* Exercise directions *
Give the number of lines below that contain the word "with", and nothing else.

* Recorded information *
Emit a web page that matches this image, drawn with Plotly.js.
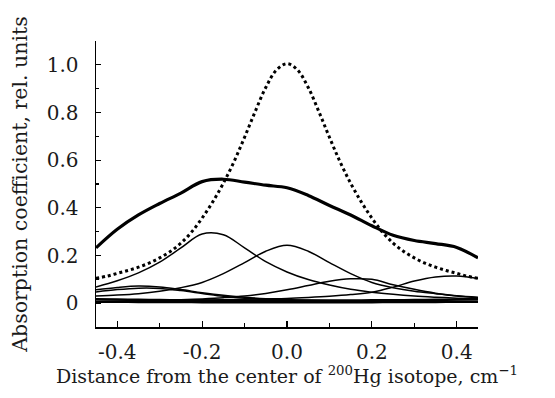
---
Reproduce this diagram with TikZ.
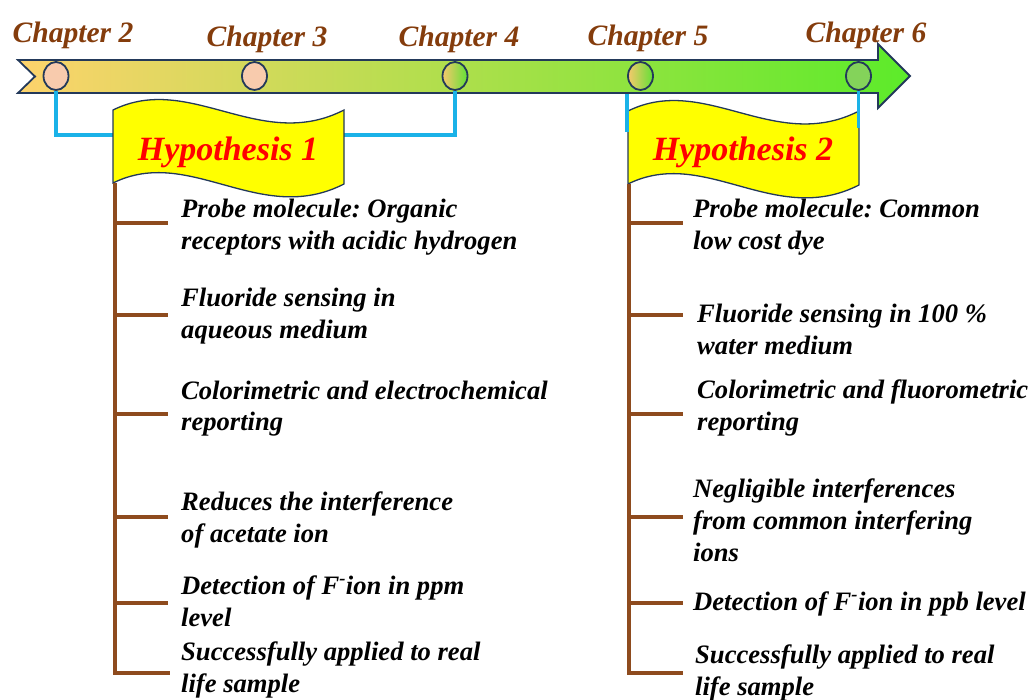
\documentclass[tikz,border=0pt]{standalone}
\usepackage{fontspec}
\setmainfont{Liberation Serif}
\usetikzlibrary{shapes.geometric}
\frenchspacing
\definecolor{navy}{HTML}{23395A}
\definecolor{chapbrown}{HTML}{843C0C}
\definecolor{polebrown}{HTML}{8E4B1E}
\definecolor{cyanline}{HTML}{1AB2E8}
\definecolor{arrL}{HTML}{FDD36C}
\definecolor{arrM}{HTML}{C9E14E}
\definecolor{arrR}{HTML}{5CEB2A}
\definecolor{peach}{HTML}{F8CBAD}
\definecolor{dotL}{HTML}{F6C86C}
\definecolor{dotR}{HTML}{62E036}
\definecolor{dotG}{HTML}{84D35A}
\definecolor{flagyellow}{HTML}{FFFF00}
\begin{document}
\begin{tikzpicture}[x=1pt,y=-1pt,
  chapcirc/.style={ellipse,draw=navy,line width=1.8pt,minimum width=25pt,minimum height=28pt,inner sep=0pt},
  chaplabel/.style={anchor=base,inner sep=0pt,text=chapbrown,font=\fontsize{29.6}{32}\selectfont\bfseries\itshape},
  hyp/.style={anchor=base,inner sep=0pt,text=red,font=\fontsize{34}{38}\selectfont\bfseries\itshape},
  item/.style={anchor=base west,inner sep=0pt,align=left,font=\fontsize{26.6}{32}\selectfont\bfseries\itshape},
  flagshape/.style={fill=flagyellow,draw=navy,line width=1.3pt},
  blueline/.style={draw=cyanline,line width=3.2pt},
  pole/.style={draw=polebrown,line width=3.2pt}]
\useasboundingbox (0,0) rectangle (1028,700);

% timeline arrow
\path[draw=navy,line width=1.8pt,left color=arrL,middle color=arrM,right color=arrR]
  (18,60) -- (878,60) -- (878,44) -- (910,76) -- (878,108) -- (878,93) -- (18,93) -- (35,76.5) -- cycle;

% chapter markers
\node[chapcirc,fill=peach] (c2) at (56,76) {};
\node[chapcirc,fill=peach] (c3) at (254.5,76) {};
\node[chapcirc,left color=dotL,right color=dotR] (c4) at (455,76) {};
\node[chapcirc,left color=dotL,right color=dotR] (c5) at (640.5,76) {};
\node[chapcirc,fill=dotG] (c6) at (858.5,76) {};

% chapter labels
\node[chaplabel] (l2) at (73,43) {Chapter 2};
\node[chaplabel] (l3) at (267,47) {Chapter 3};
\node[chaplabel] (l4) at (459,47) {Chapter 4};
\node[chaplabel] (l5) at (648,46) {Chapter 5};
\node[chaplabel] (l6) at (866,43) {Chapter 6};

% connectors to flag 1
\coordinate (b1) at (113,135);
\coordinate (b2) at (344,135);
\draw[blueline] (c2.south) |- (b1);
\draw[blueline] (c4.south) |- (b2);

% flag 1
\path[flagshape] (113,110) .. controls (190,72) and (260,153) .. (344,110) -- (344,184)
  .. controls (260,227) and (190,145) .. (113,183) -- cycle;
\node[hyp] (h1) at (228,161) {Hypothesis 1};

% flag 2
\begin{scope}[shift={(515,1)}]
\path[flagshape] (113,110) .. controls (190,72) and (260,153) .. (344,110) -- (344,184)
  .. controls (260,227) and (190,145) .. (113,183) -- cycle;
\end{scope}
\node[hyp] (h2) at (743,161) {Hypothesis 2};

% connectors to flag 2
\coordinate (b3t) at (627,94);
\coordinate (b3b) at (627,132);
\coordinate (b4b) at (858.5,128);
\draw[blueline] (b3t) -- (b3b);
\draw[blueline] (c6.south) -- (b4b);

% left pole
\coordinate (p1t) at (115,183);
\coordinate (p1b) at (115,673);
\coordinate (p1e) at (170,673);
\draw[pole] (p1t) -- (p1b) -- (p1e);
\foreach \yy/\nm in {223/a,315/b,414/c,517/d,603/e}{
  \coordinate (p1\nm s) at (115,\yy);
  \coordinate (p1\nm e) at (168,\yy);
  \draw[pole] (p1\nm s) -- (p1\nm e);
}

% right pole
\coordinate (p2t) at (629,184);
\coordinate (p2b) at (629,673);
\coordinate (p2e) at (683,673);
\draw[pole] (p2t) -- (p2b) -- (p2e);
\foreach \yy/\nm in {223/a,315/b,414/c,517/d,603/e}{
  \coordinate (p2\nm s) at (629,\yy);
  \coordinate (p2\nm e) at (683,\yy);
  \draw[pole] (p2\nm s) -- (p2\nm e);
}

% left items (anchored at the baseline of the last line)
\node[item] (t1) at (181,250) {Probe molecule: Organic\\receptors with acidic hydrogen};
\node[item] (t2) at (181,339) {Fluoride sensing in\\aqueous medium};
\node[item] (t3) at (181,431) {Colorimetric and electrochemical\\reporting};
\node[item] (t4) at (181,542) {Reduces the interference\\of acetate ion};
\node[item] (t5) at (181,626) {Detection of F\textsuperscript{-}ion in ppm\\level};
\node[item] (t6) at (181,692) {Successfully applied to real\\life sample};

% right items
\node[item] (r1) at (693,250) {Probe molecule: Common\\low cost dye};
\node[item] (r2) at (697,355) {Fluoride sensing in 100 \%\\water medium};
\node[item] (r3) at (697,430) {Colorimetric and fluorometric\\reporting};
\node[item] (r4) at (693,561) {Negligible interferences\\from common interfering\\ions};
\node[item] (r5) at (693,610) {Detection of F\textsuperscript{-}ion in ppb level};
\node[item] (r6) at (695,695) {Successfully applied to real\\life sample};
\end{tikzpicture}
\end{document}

* Task answer *
3